Exercise
Reproduce all the lines exactly as they stand, apart from the pictures.

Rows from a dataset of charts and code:
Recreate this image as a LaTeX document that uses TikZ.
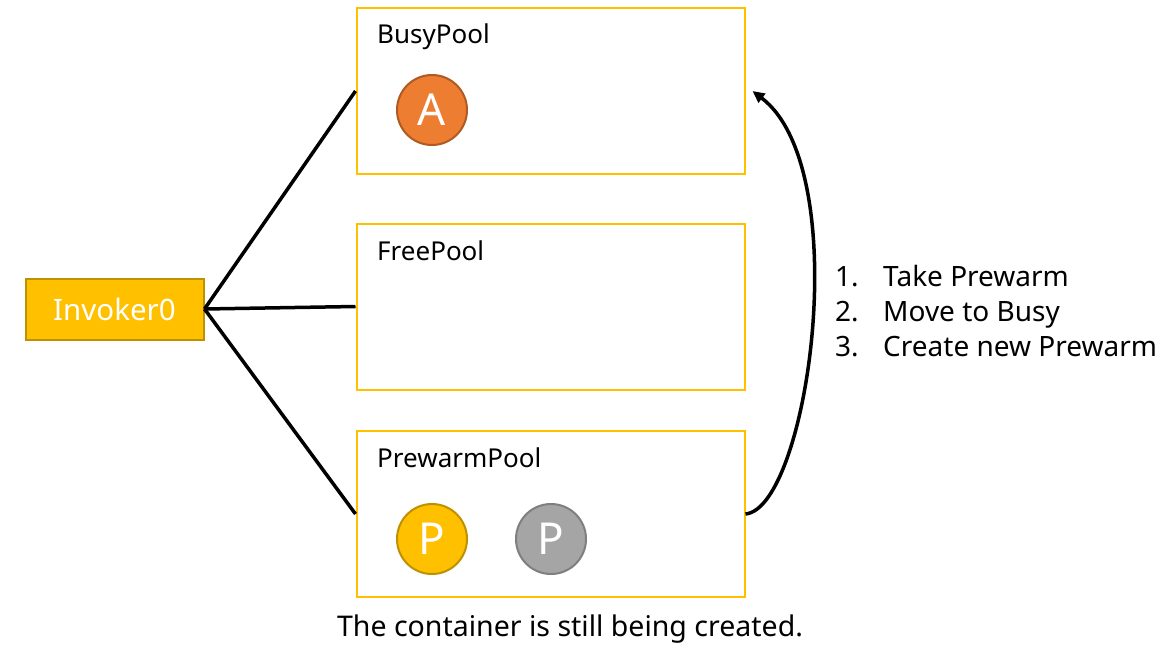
\documentclass[tikz,border=0pt]{standalone}
\usepackage{fontspec}
\setmainfont{Noto Sans}
\usetikzlibrary{arrows.meta}
\definecolor{gold}{HTML}{FFC000}
\definecolor{golddark}{HTML}{BF9000}
\definecolor{orangeA}{HTML}{ED7D31}
\definecolor{orangedark}{HTML}{AE5A21}
\definecolor{greyP}{HTML}{A5A5A5}
\definecolor{greydark}{HTML}{7F7F7F}
\tikzset{
  pool/.style={draw=gold, line width=2pt, minimum width=388pt, minimum height=166pt, inner sep=0pt},
  poollabel/.style={anchor=base west, inner sep=0pt, font=\fontsize{26}{30}\selectfont},
  invoker/.style={draw=golddark, fill=gold, line width=2pt, minimum width=178pt, minimum height=61pt,
    inner sep=0pt, text=white, font=\fontsize{29.5}{34}\selectfont},
  container/.style={circle, line width=2pt, minimum size=70pt, inner sep=0pt, text=white,
    font=\fontsize{44}{48}\selectfont},
  link/.style={line width=3.5pt, black},
  item/.style={anchor=base west, inner sep=0pt, font=\fontsize{28}{32}\selectfont},
}
\begin{document}
\begin{tikzpicture}[x=1pt,y=-1pt]
\useasboundingbox (0,0) rectangle (1166,647);

% the three pools
\node[pool] (busy) at (550.5,91) {};
\node[pool] (free) at (550.5,306.5) {};
\node[pool] (prew) at (550.5,514) {};
\node[poollabel] (busylbl) at (377,44) {BusyPool};
\node[poollabel] (freelbl) at (377,260) {FreePool};
\node[poollabel] (prewlbl) at (377,467) {PrewarmPool};

% containers
\node[container, fill=orangeA, draw=orangedark] (ca) at (432,110) {A};
\node[container, fill=gold, draw=golddark] (cp1) at (432,539) {P};
\node[container, fill=greyP, draw=greydark] (cp2) at (551,539) {P};

% invoker and its links to the pools
\node[invoker] (inv) at (114.5,309) {Invoker0};
\draw[link] (inv.east) -- (busy.west);
\draw[link] (inv.east) -- (free.west);
\draw[link] (inv.east) -- (prew.west);

% prewarm -> busy
\coordinate (tip) at ([xshift=7pt]busy.east);
\draw[line width=3.5pt, -{Triangle[length=12pt,width=11pt]}]
  (prew.east) .. controls (808,508) and (856,170) .. (tip);

% steps
\node[item] (s1) at (835,286) {\makebox[48pt][l]{1.}Take Prewarm};
\node[item] (s2) at (835,321) {\makebox[48pt][l]{2.}Move to Busy};
\node[item] (s3) at (835,356) {\makebox[48pt][l]{3.}Create new Prewarm};

% caption
\node[anchor=base, inner sep=0pt, font=\fontsize{28.5}{32}\selectfont] (note) at (570,636)
  {The container is still being created.};
\end{tikzpicture}
\end{document}
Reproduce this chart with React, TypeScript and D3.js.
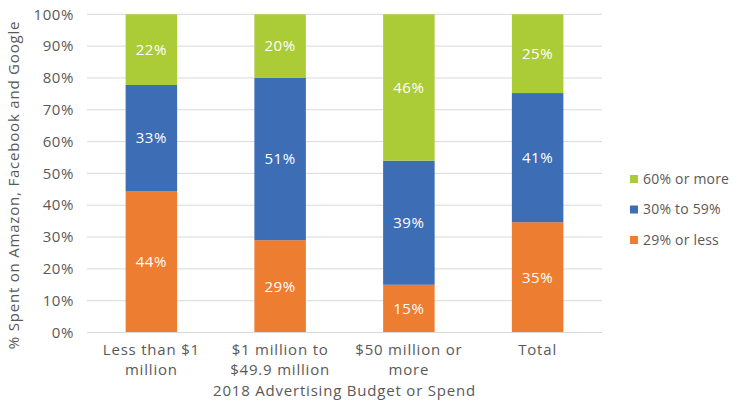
import React from "react";
import * as d3 from "d3";

const categories = [["Less than $1", "million"], ["$1 million to", "$49.9 million"], ["$50 million or", "more"], ["Total"]];
const seriesNames = ["29% or less", "30% to 59%", "60% or more"];
const low = [44, 29, 15, 35];
const mid = [33, 51, 39, 41];
const high = [22, 20, 46, 25];
const colors = ["#ED7D31", "#3C6DB5", "#ABCB37"];
const yTicks = [0, 0.1, 0.2, 0.3, 0.4, 0.5, 0.6, 0.7, 0.8, 0.9, 1];

const W = 732, H = 402;
const left = 87, right = 602, top = 14.3, bottom = 332.5;
const FONT = "'Open Sans', Lato, sans-serif";
const LS = 0.8;

export default function App() {
  const rows = categories.map((c, i) => ({ key: String(i), s0: low[i], s1: mid[i], s2: high[i] }));
  const keys = ["s0", "s1", "s2"];
  const stacked = d3.stack<any>().keys(keys).offset(d3.stackOffsetExpand)(rows);
  const raw = [low, mid, high];
  const x = d3.scaleBand().domain(rows.map(r => r.key)).range([left, right]).paddingInner(0.6).paddingOuter(0.3);
  const y = d3.scaleLinear().domain([0, 1]).range([bottom, top]);
  const fmt = d3.format(".0%");
  return (
    <svg width={W} height={H} style={{ position: "absolute", left: 0, top: 0, background: "#fff" }} fontFamily={FONT}>
      {yTicks.map(t => (
        <g key={t}>
          <line x1={left} x2={right} y1={y(t)} y2={y(t)} stroke="#D9D9D9" strokeWidth={1} />
          <text x={74} y={y(t)} dy="0.35em" textAnchor="end" fontSize={15} letterSpacing={0.6} fill="#595959">{fmt(t)}</text>
        </g>
      ))}
      {stacked.map((layer, si) => (
        <g key={si}>
          {layer.map((d, i) => {
            const bx = x(String(i))!;
            const y0 = y(d[0]), y1 = y(d[1]);
            return (
              <g key={i}>
                <rect x={bx} width={x.bandwidth()} y={y1} height={y0 - y1} fill={colors[si]} />
                <text x={bx + x.bandwidth() / 2} y={(y0 + y1) / 2} dy="0.35em" textAnchor="middle" fontSize={15} letterSpacing={0.6} fill="#fff">{raw[si][i] + "%"}</text>
              </g>
            );
          })}
        </g>
      ))}
      <line x1={left} x2={right} y1={bottom} y2={bottom} stroke="#D9D9D9" strokeWidth={1} />
      {categories.map((lines, i) => (
        <text key={i} x={x(String(i))! + x.bandwidth() / 2} textAnchor="middle" fontSize={15} letterSpacing={LS} fill="#595959">
          {lines.map((l, j) => <tspan key={j} x={x(String(i))! + x.bandwidth() / 2} y={354.5 + j * 20.5}>{l}</tspan>)}
        </text>
      ))}
      <text x={(left + right) / 2} y={396} textAnchor="middle" fontSize={15} letterSpacing={LS} fill="#595959">2018 Advertising Budget or Spend</text>
      <text transform={`translate(14,185) rotate(-90)`} textAnchor="middle" fontSize={15} letterSpacing={0.8} fill="#595959" dy="0.35em">% Spent on Amazon, Facebook and Google</text>
      {[2, 1, 0].map((si, k) => (
        <g key={si} transform={`translate(630,${179 + k * 30.5})`}>
          <rect x={0} y={-4} width={8} height={8} fill={colors[si]} />
          <text x={13} y={0} dy="0.35em" fontSize={14} letterSpacing={0.2} fill="#595959">{seriesNames[si]}</text>
        </g>
      ))}
    </svg>
  );
}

Task response
Recreate this image as a LaTeX document that uses TikZ.
\documentclass[tikz,border=0pt]{standalone}
\usepackage{fontspec}
\setmainfont{Noto Sans}
\usetikzlibrary{arrows.meta}
\definecolor{gold}{HTML}{FFC000}
\definecolor{golddark}{HTML}{BF9000}
\definecolor{orangeA}{HTML}{ED7D31}
\definecolor{orangedark}{HTML}{AE5A21}
\definecolor{greyP}{HTML}{A5A5A5}
\definecolor{greydark}{HTML}{7F7F7F}
\tikzset{
  pool/.style={draw=gold, line width=2pt, minimum width=388pt, minimum height=166pt, inner sep=0pt},
  poollabel/.style={anchor=base west, inner sep=0pt, font=\fontsize{26}{30}\selectfont},
  invoker/.style={draw=golddark, fill=gold, line width=2pt, minimum width=178pt, minimum height=61pt,
    inner sep=0pt, text=white, font=\fontsize{29.5}{34}\selectfont},
  container/.style={circle, line width=2pt, minimum size=70pt, inner sep=0pt, text=white,
    font=\fontsize{44}{48}\selectfont},
  link/.style={line width=3.5pt, black},
  item/.style={anchor=base west, inner sep=0pt, font=\fontsize{28}{32}\selectfont},
}
\begin{document}
\begin{tikzpicture}[x=1pt,y=-1pt]
\useasboundingbox (0,0) rectangle (1166,647);

% the three pools
\node[pool] (busy) at (550.5,91) {};
\node[pool] (free) at (550.5,306.5) {};
\node[pool] (prew) at (550.5,514) {};
\node[poollabel] (busylbl) at (377,44) {BusyPool};
\node[poollabel] (freelbl) at (377,260) {FreePool};
\node[poollabel] (prewlbl) at (377,467) {PrewarmPool};

% containers
\node[container, fill=orangeA, draw=orangedark] (ca) at (432,110) {A};
\node[container, fill=gold, draw=golddark] (cp1) at (432,539) {P};
\node[container, fill=greyP, draw=greydark] (cp2) at (551,539) {P};

% invoker and its links to the pools
\node[invoker] (inv) at (114.5,309) {Invoker0};
\draw[link] (inv.east) -- (busy.west);
\draw[link] (inv.east) -- (free.west);
\draw[link] (inv.east) -- (prew.west);

% prewarm -> busy
\coordinate (tip) at ([xshift=7pt]busy.east);
\draw[line width=3.5pt, -{Triangle[length=12pt,width=11pt]}]
  (prew.east) .. controls (808,508) and (856,170) .. (tip);

% steps
\node[item] (s1) at (835,286) {\makebox[48pt][l]{1.}Take Prewarm};
\node[item] (s2) at (835,321) {\makebox[48pt][l]{2.}Move to Busy};
\node[item] (s3) at (835,356) {\makebox[48pt][l]{3.}Create new Prewarm};

% caption
\node[anchor=base, inner sep=0pt, font=\fontsize{28.5}{32}\selectfont] (note) at (570,636)
  {The container is still being created.};
\end{tikzpicture}
\end{document}
Reproduce this chart with React, TypeScript and D3.js.
import React from "react";
import * as d3 from "d3";

const categories = [["Less than $1", "million"], ["$1 million to", "$49.9 million"], ["$50 million or", "more"], ["Total"]];
const seriesNames = ["29% or less", "30% to 59%", "60% or more"];
const low = [44, 29, 15, 35];
const mid = [33, 51, 39, 41];
const high = [22, 20, 46, 25];
const colors = ["#ED7D31", "#3C6DB5", "#ABCB37"];
const yTicks = [0, 0.1, 0.2, 0.3, 0.4, 0.5, 0.6, 0.7, 0.8, 0.9, 1];

const W = 732, H = 402;
const left = 87, right = 602, top = 14.3, bottom = 332.5;
const FONT = "'Open Sans', Lato, sans-serif";
const LS = 0.8;

export default function App() {
  const rows = categories.map((c, i) => ({ key: String(i), s0: low[i], s1: mid[i], s2: high[i] }));
  const keys = ["s0", "s1", "s2"];
  const stacked = d3.stack<any>().keys(keys).offset(d3.stackOffsetExpand)(rows);
  const raw = [low, mid, high];
  const x = d3.scaleBand().domain(rows.map(r => r.key)).range([left, right]).paddingInner(0.6).paddingOuter(0.3);
  const y = d3.scaleLinear().domain([0, 1]).range([bottom, top]);
  const fmt = d3.format(".0%");
  return (
    <svg width={W} height={H} style={{ position: "absolute", left: 0, top: 0, background: "#fff" }} fontFamily={FONT}>
      {yTicks.map(t => (
        <g key={t}>
          <line x1={left} x2={right} y1={y(t)} y2={y(t)} stroke="#D9D9D9" strokeWidth={1} />
          <text x={74} y={y(t)} dy="0.35em" textAnchor="end" fontSize={15} letterSpacing={0.6} fill="#595959">{fmt(t)}</text>
        </g>
      ))}
      {stacked.map((layer, si) => (
        <g key={si}>
          {layer.map((d, i) => {
            const bx = x(String(i))!;
            const y0 = y(d[0]), y1 = y(d[1]);
            return (
              <g key={i}>
                <rect x={bx} width={x.bandwidth()} y={y1} height={y0 - y1} fill={colors[si]} />
                <text x={bx + x.bandwidth() / 2} y={(y0 + y1) / 2} dy="0.35em" textAnchor="middle" fontSize={15} letterSpacing={0.6} fill="#fff">{raw[si][i] + "%"}</text>
              </g>
            );
          })}
        </g>
      ))}
      <line x1={left} x2={right} y1={bottom} y2={bottom} stroke="#D9D9D9" strokeWidth={1} />
      {categories.map((lines, i) => (
        <text key={i} x={x(String(i))! + x.bandwidth() / 2} textAnchor="middle" fontSize={15} letterSpacing={LS} fill="#595959">
          {lines.map((l, j) => <tspan key={j} x={x(String(i))! + x.bandwidth() / 2} y={354.5 + j * 20.5}>{l}</tspan>)}
        </text>
      ))}
      <text x={(left + right) / 2} y={396} textAnchor="middle" fontSize={15} letterSpacing={LS} fill="#595959">2018 Advertising Budget or Spend</text>
      <text transform={`translate(14,185) rotate(-90)`} textAnchor="middle" fontSize={15} letterSpacing={0.8} fill="#595959" dy="0.35em">% Spent on Amazon, Facebook and Google</text>
      {[2, 1, 0].map((si, k) => (
        <g key={si} transform={`translate(630,${179 + k * 30.5})`}>
          <rect x={0} y={-4} width={8} height={8} fill={colors[si]} />
          <text x={13} y={0} dy="0.35em" fontSize={14} letterSpacing={0.2} fill="#595959">{seriesNames[si]}</text>
        </g>
      ))}
    </svg>
  );
}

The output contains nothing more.